The assertion that Java is "too complicated" and the accompanying push for its abandonment stem from a confluence of genuine technical friction and broader industry evolution, rather than a single fatal flaw. Critics often point to the language's verbosity, its historical baggage from maintaining backward compatibility, and the perceived heaviness of its traditional enterprise frameworks. A simple "Hello, World" program requires a class and a static main method, a syntactic ceremony that contrasts sharply with more terse modern languages. Furthermore, the ecosystem, particularly in its earlier enterprise Java (J2EE) incarnation, became synonymous with complex XML configuration, sprawling application server architectures, and a steep learning curve for basic productivity. This legacy, even as the platform has modernized significantly with Spring Boot, Java modules, and more frequent releases, continues to color perceptions, especially among developers working on greenfield projects where alternatives promise faster initial velocity.

However, the argument for abandonment is frequently overstated and fails to account for Java's profound strengths and the practical realities of software engineering. The complexity often cited is the price paid for robustness, cross-platform portability, and a mature, performant runtime in the Java Virtual Machine (JVM). The JVM's just-in-time compilation and garbage collection are engineering marvels that deliver high performance for long-running services, a key reason Java remains dominant in large-scale backend systems, big data processing (e.g., Hadoop, Kafka), and the Android ecosystem. Its strong static typing, comprehensive tooling, and vast library ecosystem reduce long-term maintenance risk for critical systems. Therefore, the critique is less about the core language being universally unusable and more about its suitability for specific contexts, such as rapid prototyping, microservices with small footprints, or domains where functional programming paradigms are preferred.

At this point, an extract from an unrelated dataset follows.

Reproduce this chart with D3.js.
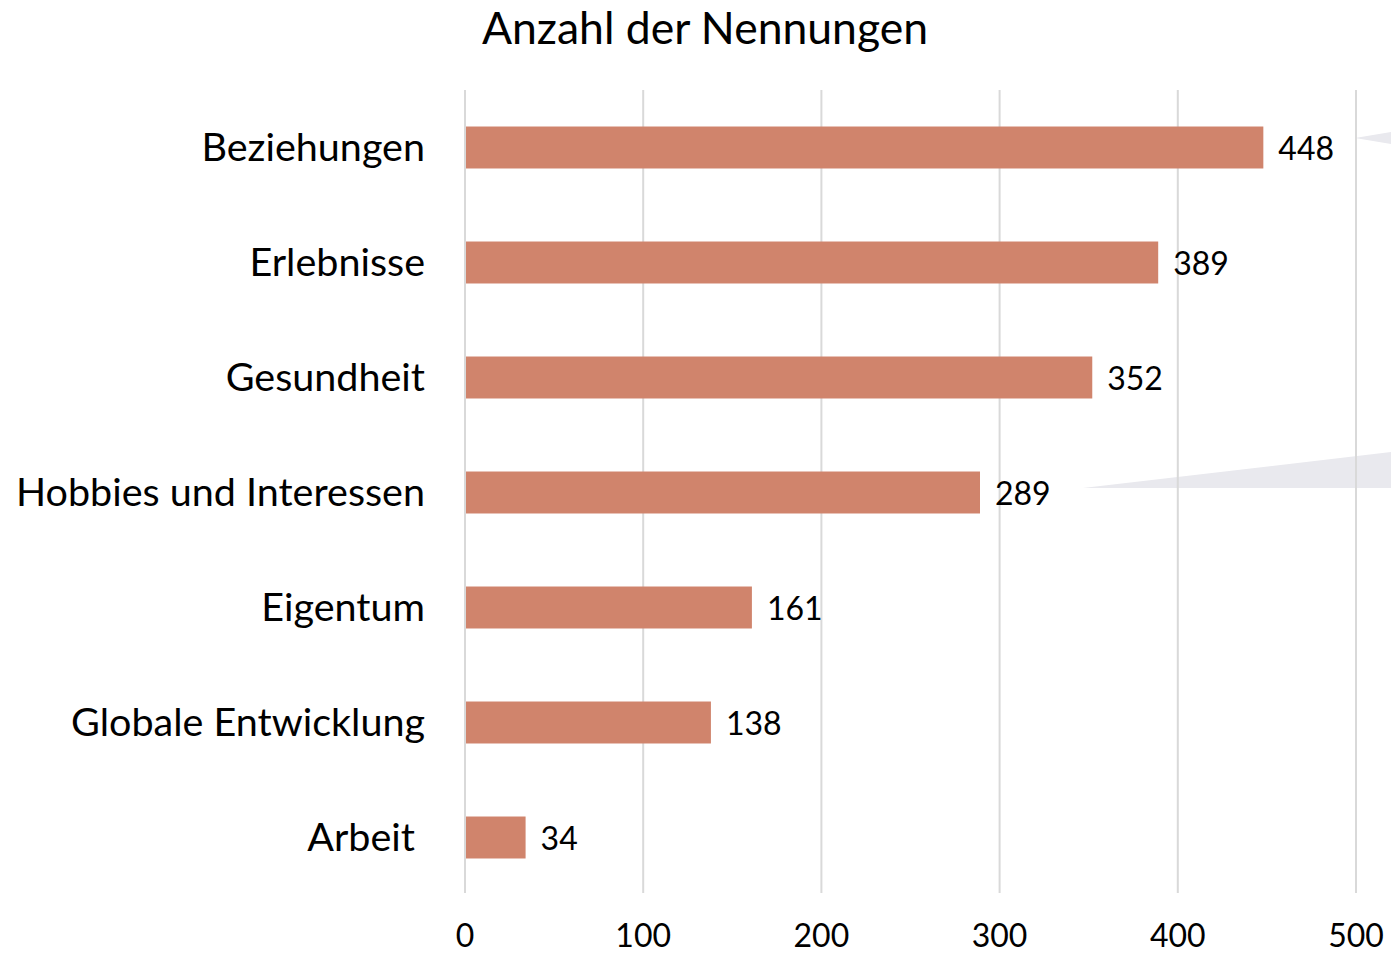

The persuasion to move away from Java is typically driven by specific project requirements and comparative advantages of newer languages, not an absolute verdict on Java's value. For cloud-native development, languages like Go offer simpler concurrency models and compile to a single binary, simplifying deployment. For data science and scripting, Python's dynamism and rich library suite provide greater agility. For high-performance computing or system-level work, Rust offers memory safety without a garbage collector. The movement is thus a natural market correction, where the one-size-fits-all dominance of Java in the late 1990s and 2000s has given way to a polyglot reality where the right tool is selected for the job. The decision to abandon Java is rational when a team's priorities—developer ergonomics, startup time, cold start performance in serverless environments, or specific programming paradigms—are better served elsewhere.

Ultimately, labeling Java as "too complicated" is a useful shorthand for a real debate about developer productivity and architectural fit, but it is a reductive characterization. The platform's ongoing evolution, including projects like Loom (for virtual threads), Valhalla (for value types), and Panama (for native interop), demonstrates a concerted effort to address these criticisms within its managed runtime model. The persuasion to abandon it is most compelling for new projects unburdened by legacy code, where the opportunity cost of not using a more specialized language is high. For the immense installed base of enterprise systems, the complexity of a migration often far outweighs the perceived complexity of the language itself, ensuring Java's continued, if more focused, relevance for years to come.